▶ Material:

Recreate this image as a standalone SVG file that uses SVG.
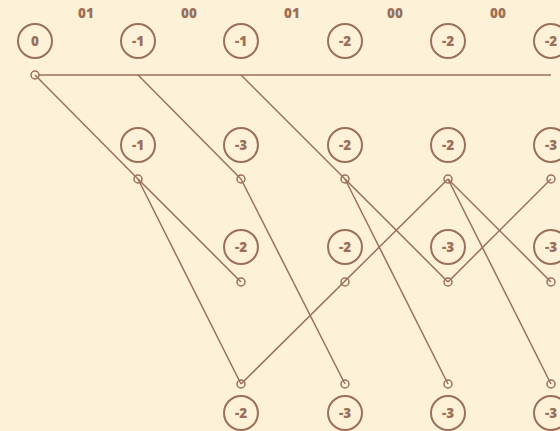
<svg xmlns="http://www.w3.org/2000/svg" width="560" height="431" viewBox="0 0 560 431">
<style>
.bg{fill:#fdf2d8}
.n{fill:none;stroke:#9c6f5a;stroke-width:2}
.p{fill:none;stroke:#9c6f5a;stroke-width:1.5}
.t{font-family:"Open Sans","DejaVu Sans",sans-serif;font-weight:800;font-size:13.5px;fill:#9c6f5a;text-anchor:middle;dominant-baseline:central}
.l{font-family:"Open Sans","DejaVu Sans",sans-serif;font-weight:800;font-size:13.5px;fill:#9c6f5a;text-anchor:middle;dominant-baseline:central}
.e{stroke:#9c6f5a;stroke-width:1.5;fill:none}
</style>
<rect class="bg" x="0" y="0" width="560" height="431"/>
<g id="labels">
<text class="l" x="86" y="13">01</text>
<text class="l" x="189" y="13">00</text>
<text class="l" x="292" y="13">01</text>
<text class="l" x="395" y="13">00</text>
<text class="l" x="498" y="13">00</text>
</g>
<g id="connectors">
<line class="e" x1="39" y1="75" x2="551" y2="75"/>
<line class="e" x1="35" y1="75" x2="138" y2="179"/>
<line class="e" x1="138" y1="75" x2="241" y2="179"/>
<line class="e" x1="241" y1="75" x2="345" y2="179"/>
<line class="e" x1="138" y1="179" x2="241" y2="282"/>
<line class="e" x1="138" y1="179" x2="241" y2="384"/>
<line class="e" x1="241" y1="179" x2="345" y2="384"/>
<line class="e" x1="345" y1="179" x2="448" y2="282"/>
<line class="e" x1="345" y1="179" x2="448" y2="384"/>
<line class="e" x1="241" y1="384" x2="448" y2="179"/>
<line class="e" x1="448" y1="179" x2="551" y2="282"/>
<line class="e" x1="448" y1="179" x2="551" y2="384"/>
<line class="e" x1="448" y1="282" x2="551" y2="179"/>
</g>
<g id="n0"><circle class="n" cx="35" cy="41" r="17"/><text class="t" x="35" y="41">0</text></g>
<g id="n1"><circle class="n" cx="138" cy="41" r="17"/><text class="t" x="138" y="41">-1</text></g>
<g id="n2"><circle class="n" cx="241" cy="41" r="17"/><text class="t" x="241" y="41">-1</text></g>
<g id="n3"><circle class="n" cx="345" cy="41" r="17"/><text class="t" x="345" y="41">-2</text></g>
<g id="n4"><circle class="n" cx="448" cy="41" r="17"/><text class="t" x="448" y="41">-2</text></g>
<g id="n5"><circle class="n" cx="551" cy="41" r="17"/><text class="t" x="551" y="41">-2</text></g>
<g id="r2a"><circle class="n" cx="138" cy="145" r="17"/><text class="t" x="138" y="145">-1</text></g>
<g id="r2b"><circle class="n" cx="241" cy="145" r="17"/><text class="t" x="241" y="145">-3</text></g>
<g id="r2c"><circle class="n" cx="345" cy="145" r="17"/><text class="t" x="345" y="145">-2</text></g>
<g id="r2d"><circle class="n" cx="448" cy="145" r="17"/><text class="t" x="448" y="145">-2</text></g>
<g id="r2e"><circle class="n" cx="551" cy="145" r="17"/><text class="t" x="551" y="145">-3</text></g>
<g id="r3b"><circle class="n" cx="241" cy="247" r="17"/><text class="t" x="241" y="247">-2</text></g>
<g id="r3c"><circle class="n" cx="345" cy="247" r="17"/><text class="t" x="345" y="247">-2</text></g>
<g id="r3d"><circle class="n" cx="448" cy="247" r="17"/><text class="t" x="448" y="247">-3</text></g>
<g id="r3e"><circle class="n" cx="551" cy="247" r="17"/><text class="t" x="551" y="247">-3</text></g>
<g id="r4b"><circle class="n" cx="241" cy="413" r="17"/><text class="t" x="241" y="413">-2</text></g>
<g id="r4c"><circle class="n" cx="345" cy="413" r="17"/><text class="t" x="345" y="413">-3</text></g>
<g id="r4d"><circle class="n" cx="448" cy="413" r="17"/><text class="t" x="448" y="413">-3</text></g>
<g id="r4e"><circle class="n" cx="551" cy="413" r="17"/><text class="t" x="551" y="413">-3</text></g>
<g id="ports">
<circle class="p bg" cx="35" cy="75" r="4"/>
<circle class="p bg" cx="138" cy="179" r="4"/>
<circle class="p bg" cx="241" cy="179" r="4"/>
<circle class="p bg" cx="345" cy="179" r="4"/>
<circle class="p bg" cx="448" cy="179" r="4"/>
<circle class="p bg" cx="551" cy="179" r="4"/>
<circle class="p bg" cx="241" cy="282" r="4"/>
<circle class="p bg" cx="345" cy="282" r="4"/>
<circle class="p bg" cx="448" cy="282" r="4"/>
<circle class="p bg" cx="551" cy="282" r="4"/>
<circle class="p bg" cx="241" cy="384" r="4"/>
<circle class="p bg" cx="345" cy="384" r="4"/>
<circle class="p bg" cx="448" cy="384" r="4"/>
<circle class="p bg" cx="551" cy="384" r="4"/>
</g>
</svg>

▶ Task objective: Print the complete listing exactly, apart from any pictures.

▶ Solved problem:
Recreate this image as a standalone SVG file that uses SVG.
<svg xmlns="http://www.w3.org/2000/svg" width="560" height="431" viewBox="0 0 560 431">
<style>
.bg{fill:#fdf2d8}
.n{fill:none;stroke:#9c6f5a;stroke-width:2}
.p{fill:none;stroke:#9c6f5a;stroke-width:1.5}
.t{font-family:"Open Sans","DejaVu Sans",sans-serif;font-weight:800;font-size:13.5px;fill:#9c6f5a;text-anchor:middle;dominant-baseline:central}
.l{font-family:"Open Sans","DejaVu Sans",sans-serif;font-weight:800;font-size:13.5px;fill:#9c6f5a;text-anchor:middle;dominant-baseline:central}
.e{stroke:#9c6f5a;stroke-width:1.5;fill:none}
</style>
<rect class="bg" x="0" y="0" width="560" height="431"/>
<g id="labels">
<text class="l" x="86" y="13">01</text>
<text class="l" x="189" y="13">00</text>
<text class="l" x="292" y="13">01</text>
<text class="l" x="395" y="13">00</text>
<text class="l" x="498" y="13">00</text>
</g>
<g id="connectors">
<line class="e" x1="39" y1="75" x2="551" y2="75"/>
<line class="e" x1="35" y1="75" x2="138" y2="179"/>
<line class="e" x1="138" y1="75" x2="241" y2="179"/>
<line class="e" x1="241" y1="75" x2="345" y2="179"/>
<line class="e" x1="138" y1="179" x2="241" y2="282"/>
<line class="e" x1="138" y1="179" x2="241" y2="384"/>
<line class="e" x1="241" y1="179" x2="345" y2="384"/>
<line class="e" x1="345" y1="179" x2="448" y2="282"/>
<line class="e" x1="345" y1="179" x2="448" y2="384"/>
<line class="e" x1="241" y1="384" x2="448" y2="179"/>
<line class="e" x1="448" y1="179" x2="551" y2="282"/>
<line class="e" x1="448" y1="179" x2="551" y2="384"/>
<line class="e" x1="448" y1="282" x2="551" y2="179"/>
</g>
<g id="n0"><circle class="n" cx="35" cy="41" r="17"/><text class="t" x="35" y="41">0</text></g>
<g id="n1"><circle class="n" cx="138" cy="41" r="17"/><text class="t" x="138" y="41">-1</text></g>
<g id="n2"><circle class="n" cx="241" cy="41" r="17"/><text class="t" x="241" y="41">-1</text></g>
<g id="n3"><circle class="n" cx="345" cy="41" r="17"/><text class="t" x="345" y="41">-2</text></g>
<g id="n4"><circle class="n" cx="448" cy="41" r="17"/><text class="t" x="448" y="41">-2</text></g>
<g id="n5"><circle class="n" cx="551" cy="41" r="17"/><text class="t" x="551" y="41">-2</text></g>
<g id="r2a"><circle class="n" cx="138" cy="145" r="17"/><text class="t" x="138" y="145">-1</text></g>
<g id="r2b"><circle class="n" cx="241" cy="145" r="17"/><text class="t" x="241" y="145">-3</text></g>
<g id="r2c"><circle class="n" cx="345" cy="145" r="17"/><text class="t" x="345" y="145">-2</text></g>
<g id="r2d"><circle class="n" cx="448" cy="145" r="17"/><text class="t" x="448" y="145">-2</text></g>
<g id="r2e"><circle class="n" cx="551" cy="145" r="17"/><text class="t" x="551" y="145">-3</text></g>
<g id="r3b"><circle class="n" cx="241" cy="247" r="17"/><text class="t" x="241" y="247">-2</text></g>
<g id="r3c"><circle class="n" cx="345" cy="247" r="17"/><text class="t" x="345" y="247">-2</text></g>
<g id="r3d"><circle class="n" cx="448" cy="247" r="17"/><text class="t" x="448" y="247">-3</text></g>
<g id="r3e"><circle class="n" cx="551" cy="247" r="17"/><text class="t" x="551" y="247">-3</text></g>
<g id="r4b"><circle class="n" cx="241" cy="413" r="17"/><text class="t" x="241" y="413">-2</text></g>
<g id="r4c"><circle class="n" cx="345" cy="413" r="17"/><text class="t" x="345" y="413">-3</text></g>
<g id="r4d"><circle class="n" cx="448" cy="413" r="17"/><text class="t" x="448" y="413">-3</text></g>
<g id="r4e"><circle class="n" cx="551" cy="413" r="17"/><text class="t" x="551" y="413">-3</text></g>
<g id="ports">
<circle class="p bg" cx="35" cy="75" r="4"/>
<circle class="p bg" cx="138" cy="179" r="4"/>
<circle class="p bg" cx="241" cy="179" r="4"/>
<circle class="p bg" cx="345" cy="179" r="4"/>
<circle class="p bg" cx="448" cy="179" r="4"/>
<circle class="p bg" cx="551" cy="179" r="4"/>
<circle class="p bg" cx="241" cy="282" r="4"/>
<circle class="p bg" cx="345" cy="282" r="4"/>
<circle class="p bg" cx="448" cy="282" r="4"/>
<circle class="p bg" cx="551" cy="282" r="4"/>
<circle class="p bg" cx="241" cy="384" r="4"/>
<circle class="p bg" cx="345" cy="384" r="4"/>
<circle class="p bg" cx="448" cy="384" r="4"/>
<circle class="p bg" cx="551" cy="384" r="4"/>
</g>
</svg>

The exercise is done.